There are still plenty of obstacles ahead that could throw the U.S. economy off course and hamper Biden’s message.

The Fed’s aggressive rate hikes and plans to leave borrowing costs high have slowed the economy, and economists warn the U.S. has not yet felt the full impact.

Retail sales and consumer spending fell in November and December, according to federal data, a sign that Americans are finally buckling under the weight of high prices and rising rates. And while new claims for unemployment insurance remain below pre-pandemic levels, the mounting numbers of corporate layoffs are rattling both job-seekers and hiring managers alike.

“A lot of folks who are pessimistic about the economy have been saying that the next data pull will show things are going badly. They’ve been wrong every time so far. But they will eventually be right,” Darling said.

Financial markets are also rattled by uncertainty over whether Biden and House Republicans can strike a deal to avoid a default on the national debt. While standoffs over the federal debt limit aren’t new, an unprecedented default on the debt would likely cause a financial crisis and deep recession.

And even if the White House and GOP find common ground on the debt ceiling, Biden may find it difficult to get Republicans on board with stimulus if the economy slips into recession anyway.

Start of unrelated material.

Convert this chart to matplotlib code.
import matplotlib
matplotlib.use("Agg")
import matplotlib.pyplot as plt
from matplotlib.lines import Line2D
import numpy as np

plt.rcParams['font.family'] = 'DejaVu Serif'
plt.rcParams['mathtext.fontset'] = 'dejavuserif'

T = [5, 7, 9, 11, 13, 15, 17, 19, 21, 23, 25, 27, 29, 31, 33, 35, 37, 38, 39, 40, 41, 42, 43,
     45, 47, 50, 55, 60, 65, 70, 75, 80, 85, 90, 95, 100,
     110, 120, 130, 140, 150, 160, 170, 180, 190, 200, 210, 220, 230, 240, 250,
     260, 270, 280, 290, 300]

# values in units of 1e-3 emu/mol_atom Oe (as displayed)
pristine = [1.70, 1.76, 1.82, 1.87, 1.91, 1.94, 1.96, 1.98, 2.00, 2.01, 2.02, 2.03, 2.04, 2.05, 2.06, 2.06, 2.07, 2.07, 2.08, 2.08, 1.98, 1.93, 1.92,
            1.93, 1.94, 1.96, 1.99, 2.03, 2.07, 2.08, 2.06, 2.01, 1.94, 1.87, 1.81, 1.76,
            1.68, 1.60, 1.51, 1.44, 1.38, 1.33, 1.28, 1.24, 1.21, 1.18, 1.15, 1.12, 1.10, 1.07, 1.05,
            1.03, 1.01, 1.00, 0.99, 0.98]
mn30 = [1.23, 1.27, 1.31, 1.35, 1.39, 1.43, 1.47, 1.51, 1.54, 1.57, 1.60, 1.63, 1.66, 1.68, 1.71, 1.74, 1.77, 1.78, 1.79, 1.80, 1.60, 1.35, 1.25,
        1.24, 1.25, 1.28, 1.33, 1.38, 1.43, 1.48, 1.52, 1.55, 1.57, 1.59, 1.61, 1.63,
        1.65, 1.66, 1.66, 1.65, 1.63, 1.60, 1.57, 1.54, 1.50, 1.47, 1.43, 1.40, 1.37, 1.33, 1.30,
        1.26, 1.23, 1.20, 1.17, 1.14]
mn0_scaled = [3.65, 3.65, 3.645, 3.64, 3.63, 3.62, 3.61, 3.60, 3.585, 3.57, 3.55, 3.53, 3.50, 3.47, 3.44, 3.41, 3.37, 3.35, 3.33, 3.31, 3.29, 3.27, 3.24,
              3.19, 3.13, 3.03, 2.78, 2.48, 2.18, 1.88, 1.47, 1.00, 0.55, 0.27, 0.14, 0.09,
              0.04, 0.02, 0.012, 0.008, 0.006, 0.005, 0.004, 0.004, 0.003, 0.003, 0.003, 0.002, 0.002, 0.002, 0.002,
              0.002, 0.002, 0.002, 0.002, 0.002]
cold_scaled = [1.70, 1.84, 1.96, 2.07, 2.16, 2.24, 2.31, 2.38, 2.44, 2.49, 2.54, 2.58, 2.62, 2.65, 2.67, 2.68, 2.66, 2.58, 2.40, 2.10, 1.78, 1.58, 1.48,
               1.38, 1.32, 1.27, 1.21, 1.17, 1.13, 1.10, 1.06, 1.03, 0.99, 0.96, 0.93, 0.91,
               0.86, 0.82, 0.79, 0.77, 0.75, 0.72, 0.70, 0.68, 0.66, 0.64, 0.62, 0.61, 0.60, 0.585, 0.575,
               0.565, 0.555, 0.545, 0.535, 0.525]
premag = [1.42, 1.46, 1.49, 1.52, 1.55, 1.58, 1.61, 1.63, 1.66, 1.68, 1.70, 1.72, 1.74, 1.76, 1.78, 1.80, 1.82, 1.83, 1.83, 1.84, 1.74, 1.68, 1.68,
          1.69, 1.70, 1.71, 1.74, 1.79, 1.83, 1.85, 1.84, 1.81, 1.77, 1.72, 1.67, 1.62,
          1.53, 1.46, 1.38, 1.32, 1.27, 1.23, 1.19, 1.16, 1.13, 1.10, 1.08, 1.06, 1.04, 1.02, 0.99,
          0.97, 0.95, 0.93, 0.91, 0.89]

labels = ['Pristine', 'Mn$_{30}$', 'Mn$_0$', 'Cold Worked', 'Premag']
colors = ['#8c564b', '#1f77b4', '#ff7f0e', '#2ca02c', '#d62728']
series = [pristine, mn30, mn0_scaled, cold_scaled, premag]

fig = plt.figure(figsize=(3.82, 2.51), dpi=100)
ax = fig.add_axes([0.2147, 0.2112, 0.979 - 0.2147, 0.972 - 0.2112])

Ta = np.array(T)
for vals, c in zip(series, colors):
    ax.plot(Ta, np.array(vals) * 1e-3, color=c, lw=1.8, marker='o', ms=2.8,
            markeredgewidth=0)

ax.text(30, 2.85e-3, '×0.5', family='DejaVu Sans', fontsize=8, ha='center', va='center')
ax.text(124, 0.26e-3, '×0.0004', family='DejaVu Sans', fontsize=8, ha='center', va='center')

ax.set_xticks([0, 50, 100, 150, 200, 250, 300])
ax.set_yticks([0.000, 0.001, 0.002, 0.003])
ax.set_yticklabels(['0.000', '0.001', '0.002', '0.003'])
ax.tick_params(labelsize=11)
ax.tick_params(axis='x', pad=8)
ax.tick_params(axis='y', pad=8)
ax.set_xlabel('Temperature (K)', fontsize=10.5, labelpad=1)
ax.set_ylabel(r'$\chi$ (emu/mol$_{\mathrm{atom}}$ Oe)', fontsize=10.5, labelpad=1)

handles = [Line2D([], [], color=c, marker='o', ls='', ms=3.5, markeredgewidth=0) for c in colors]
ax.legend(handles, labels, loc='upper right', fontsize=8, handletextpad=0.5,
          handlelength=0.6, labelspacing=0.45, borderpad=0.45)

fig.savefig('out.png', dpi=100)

“President Biden and all Democrats are going to have to find a way to talk about how big the economic wins have been,” one Democratic strategist said. “Sometimes it feels like we’re letting Republicans drown them out with their talk of a poor economy and high inflation but even that’s improving dramatically, and they need to find ways of talking about it every single day.”

The strategist and other Democrats say they are aware it won’t be easy if public sentiment is an indicator. An Associated Press-NORC Center for Public Affairs Research poll out last month, showed that only 25 percent of those surveyed say the country is headed in the right direction or the economy is in good condition.

Horowitz said it isn’t surprising Americans feel that way, given the uncertainty felt by the supply chain shortage, record high inflation and the war in Ukraine throughout 2022. 

“There were a lot of things that felt outside of their control,” Horowitz said, adding that some of those factors “are getting better.” 

Horowitz said he’s expecting a shift in the public’s sentiment about the economy in the coming months. 

“There’s a feeling right now that there’s a wind at our back, not in our face, and I hope that keeps up,” he said.